70. The method of claim 69, further comprising:

receiving a third message from the CU for configuring bearer mapping for supporting downlink (DL) User Plane (UP) traffic of the remote UE; and

receiving a fourth message from the CU for configuring bearer mapping for supporting DL Control Plane (CP) traffic of the remote UE.

71. The method of claim 70, wherein the fourth message is transmitted via a UE-specific F1AP signaling associated with the remote UE, and wherein the fourth message comprises a mapping between an SRB of the remote UE and the Uu RLC channel of the relay UE, the Uu RLC channel being identified by a combination of an ID of the Uu RLC channel and an ID of the relay UE.

72. The method of claim 12, wherein:

the first F1 Application Protocol (FLAP) signaling triggers configuring a Uu RLC channel between the DU and the relay UE;

the second FLAP signaling triggers configuring PC5 RLC channel between the relay UE and the remote UE; and

the Uu RLC channel and the PC5 RLC channel are used to deliver traffic destined to the remote UE, and wherein the relay UE serves as a relay between the remote UE and the wireless communication node.

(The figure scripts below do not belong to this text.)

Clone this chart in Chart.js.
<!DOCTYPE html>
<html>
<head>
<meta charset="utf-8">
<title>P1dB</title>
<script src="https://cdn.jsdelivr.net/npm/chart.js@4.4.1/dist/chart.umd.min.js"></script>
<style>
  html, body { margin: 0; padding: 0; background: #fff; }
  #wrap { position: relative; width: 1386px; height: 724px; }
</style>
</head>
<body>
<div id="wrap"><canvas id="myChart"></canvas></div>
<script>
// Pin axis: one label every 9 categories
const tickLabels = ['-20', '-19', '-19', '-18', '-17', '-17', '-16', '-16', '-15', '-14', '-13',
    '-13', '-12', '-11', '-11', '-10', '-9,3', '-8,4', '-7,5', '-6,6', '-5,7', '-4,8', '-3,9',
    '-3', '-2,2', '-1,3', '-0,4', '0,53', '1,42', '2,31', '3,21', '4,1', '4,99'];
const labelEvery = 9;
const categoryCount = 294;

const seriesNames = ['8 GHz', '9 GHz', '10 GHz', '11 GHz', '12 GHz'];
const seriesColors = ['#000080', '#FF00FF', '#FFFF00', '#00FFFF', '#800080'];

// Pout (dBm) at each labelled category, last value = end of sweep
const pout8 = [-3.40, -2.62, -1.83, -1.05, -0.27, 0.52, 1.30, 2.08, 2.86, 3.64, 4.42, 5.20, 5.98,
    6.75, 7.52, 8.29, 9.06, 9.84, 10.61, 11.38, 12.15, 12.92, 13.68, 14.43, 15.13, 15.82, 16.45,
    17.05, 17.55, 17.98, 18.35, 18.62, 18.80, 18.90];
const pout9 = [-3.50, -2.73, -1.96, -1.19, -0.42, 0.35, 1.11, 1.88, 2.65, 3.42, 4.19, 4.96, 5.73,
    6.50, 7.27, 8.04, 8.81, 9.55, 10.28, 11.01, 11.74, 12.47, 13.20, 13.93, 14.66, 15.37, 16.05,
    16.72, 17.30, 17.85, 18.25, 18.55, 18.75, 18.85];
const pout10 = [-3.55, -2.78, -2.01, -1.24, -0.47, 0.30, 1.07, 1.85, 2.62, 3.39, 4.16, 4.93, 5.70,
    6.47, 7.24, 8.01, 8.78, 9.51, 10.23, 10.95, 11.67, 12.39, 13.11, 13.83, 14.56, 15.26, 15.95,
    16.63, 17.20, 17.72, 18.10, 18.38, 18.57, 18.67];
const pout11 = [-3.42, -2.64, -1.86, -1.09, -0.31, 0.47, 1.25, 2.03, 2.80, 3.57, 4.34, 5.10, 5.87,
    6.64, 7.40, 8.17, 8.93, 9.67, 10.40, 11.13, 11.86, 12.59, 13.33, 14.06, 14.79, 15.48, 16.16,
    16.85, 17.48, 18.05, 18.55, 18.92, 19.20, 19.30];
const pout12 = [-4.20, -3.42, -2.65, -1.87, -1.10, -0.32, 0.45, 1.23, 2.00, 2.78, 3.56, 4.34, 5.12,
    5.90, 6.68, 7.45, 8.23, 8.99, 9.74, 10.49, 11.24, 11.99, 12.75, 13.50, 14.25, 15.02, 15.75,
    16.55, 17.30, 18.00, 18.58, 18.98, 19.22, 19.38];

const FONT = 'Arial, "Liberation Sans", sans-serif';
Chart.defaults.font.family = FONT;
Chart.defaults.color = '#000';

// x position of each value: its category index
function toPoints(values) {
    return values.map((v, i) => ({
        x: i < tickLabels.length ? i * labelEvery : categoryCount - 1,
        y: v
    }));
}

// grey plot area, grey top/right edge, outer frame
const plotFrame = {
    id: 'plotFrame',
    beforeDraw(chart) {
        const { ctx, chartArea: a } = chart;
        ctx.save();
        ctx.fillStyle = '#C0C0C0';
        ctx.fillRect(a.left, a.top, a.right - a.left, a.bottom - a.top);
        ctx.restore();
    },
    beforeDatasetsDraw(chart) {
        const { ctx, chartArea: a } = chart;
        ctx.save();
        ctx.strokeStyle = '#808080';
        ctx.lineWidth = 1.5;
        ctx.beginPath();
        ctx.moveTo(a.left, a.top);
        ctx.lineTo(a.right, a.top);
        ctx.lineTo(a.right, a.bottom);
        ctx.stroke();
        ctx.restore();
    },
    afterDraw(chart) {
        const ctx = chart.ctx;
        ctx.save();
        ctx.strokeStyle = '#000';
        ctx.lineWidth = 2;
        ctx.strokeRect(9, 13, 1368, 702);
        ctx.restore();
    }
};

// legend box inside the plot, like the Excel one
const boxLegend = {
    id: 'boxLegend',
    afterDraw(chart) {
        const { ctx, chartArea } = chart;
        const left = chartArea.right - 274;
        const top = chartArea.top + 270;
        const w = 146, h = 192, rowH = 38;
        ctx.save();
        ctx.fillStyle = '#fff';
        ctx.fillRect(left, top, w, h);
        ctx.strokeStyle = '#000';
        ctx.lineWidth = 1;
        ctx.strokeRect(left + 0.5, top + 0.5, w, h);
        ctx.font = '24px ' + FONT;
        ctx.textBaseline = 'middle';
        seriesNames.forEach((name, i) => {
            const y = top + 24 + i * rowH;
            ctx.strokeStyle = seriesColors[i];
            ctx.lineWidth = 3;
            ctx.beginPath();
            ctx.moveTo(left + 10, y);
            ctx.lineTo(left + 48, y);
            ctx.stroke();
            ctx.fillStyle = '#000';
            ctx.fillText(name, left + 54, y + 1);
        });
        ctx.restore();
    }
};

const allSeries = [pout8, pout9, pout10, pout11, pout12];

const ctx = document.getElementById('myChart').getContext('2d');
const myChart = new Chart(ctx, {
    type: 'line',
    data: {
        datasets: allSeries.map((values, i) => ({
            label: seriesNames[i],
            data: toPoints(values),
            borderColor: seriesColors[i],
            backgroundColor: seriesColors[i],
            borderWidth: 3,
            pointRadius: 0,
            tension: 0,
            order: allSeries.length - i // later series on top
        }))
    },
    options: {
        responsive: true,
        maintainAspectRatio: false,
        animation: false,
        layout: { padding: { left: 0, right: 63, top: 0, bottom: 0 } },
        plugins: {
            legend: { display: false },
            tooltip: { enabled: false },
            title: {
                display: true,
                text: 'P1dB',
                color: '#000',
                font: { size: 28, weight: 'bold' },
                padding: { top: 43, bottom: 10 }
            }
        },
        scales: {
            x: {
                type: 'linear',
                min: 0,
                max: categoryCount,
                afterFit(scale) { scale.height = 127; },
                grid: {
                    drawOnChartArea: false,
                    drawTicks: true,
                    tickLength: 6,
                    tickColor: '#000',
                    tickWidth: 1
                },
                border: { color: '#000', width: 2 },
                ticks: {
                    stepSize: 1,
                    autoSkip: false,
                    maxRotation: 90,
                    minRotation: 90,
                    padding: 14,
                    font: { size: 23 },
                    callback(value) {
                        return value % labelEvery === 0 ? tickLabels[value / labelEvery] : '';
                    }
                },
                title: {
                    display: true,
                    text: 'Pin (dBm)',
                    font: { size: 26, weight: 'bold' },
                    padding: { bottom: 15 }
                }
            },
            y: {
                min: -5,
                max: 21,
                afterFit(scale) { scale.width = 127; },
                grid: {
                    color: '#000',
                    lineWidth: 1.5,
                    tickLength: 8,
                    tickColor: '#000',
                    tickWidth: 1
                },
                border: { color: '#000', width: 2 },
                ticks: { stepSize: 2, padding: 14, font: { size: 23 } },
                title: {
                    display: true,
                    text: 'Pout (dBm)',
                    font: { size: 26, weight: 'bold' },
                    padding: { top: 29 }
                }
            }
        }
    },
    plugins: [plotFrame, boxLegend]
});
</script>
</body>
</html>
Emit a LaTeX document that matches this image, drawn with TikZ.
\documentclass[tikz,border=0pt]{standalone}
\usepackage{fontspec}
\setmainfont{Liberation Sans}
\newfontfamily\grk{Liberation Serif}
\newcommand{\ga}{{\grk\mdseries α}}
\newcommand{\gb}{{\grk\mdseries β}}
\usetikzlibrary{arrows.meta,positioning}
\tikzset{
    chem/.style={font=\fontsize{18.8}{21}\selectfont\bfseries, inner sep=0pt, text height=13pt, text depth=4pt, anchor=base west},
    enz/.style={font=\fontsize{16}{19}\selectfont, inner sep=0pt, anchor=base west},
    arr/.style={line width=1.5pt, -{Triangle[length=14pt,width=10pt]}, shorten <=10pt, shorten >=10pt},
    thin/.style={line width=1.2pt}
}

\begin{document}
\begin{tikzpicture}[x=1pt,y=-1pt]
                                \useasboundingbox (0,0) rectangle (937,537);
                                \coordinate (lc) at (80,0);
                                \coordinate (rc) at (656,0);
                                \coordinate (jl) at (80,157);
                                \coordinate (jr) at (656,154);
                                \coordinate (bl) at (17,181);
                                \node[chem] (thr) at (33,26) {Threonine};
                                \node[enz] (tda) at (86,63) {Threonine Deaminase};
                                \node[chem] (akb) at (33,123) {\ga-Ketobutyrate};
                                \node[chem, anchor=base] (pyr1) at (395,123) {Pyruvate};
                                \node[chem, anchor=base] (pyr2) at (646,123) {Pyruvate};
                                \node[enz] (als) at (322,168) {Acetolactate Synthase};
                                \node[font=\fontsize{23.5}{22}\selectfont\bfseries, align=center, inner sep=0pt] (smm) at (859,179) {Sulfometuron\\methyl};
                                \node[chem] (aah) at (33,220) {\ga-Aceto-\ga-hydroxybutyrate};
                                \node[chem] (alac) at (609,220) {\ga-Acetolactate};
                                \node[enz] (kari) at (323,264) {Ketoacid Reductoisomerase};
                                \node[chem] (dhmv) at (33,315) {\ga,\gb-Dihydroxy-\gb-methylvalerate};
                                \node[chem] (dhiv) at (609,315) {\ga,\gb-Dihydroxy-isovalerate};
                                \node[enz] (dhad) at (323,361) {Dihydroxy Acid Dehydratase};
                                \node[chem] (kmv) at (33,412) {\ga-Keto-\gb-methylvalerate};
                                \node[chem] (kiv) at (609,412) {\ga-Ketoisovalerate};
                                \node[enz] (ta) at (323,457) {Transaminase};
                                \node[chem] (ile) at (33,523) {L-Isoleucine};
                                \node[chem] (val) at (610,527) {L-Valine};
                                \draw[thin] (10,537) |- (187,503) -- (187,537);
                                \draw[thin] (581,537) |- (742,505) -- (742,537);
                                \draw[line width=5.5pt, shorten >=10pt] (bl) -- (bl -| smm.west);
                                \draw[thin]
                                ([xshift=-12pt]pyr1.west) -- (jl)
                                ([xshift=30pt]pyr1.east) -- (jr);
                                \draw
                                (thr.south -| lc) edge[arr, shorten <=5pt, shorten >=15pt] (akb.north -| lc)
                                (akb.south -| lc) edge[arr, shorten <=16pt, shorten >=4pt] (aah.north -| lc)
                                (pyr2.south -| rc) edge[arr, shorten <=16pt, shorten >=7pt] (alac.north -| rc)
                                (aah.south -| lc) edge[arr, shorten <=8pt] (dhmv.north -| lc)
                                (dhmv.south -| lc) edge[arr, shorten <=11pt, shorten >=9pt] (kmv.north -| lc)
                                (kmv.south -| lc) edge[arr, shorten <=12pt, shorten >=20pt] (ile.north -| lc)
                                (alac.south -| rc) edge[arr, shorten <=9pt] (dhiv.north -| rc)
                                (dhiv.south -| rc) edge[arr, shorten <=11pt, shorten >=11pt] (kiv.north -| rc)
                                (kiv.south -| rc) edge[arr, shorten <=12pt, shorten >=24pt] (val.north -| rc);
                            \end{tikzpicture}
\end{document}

73. The method of claim 12, further comprising:

transmitting a fourth message to the DU to configure bearer mapping for supporting downlink (DL) User Plane (UP) traffic of the remote UE; and

transmitting a fifth message to the DU to configure bearer mapping for supporting downlink (DL) Control Plane (CP) traffic of the remote UE.

74. The method of claim 73, wherein the fifth message is transmitted via a UE-specific F1AP signaling associated with the remote UE, and wherein the fifth message comprises a mapping between an SRB of the remote UE and a Uu RLC channel of the relay UE, the Uu RLC channel being identified by a combination of an ID of the Uu RLC channel and an ID of the relay UE.

75. The method of claim 12, further comprising transmitting a sixth message to the DU, the sixth message comprising sidelink communication authorization information for at least one of:

the relay UE, or the remote UE, wherein the sidelink communication authorization information comprises at least one of:

a 5G ProSe Layer-2 UE-to-Network Relay authorization for the relay UE; or

a Layer-3 UE-to-Network Relay authorization for the relay UE;

a 5G ProSe Layer-2 Remote UE authorization; or

a ProSe Direct Discovery authorization.

76. A Distributed Unit (DU) of a wireless communication node, the DU comprising a memory for storing computer instructions and a processor in communication with the memory, wherein, when the processor executes the computer instructions, the processor is configured to cause the DU to:

transmit a first transferring message to a Central Unit (CU) of the wireless communication node, wherein the first transferring message comprises an ID of a remote UE and triggers the CU to associate the remote UE with a relay UE, and wherein the relay UE serves as a relay between the remote UE and the wireless communication node.

77. A device comprising a memory for storing computer instructions and a processor in communication with the memory, wherein the processor, when executing the computer instructions, is configured to implement a method of claim 12.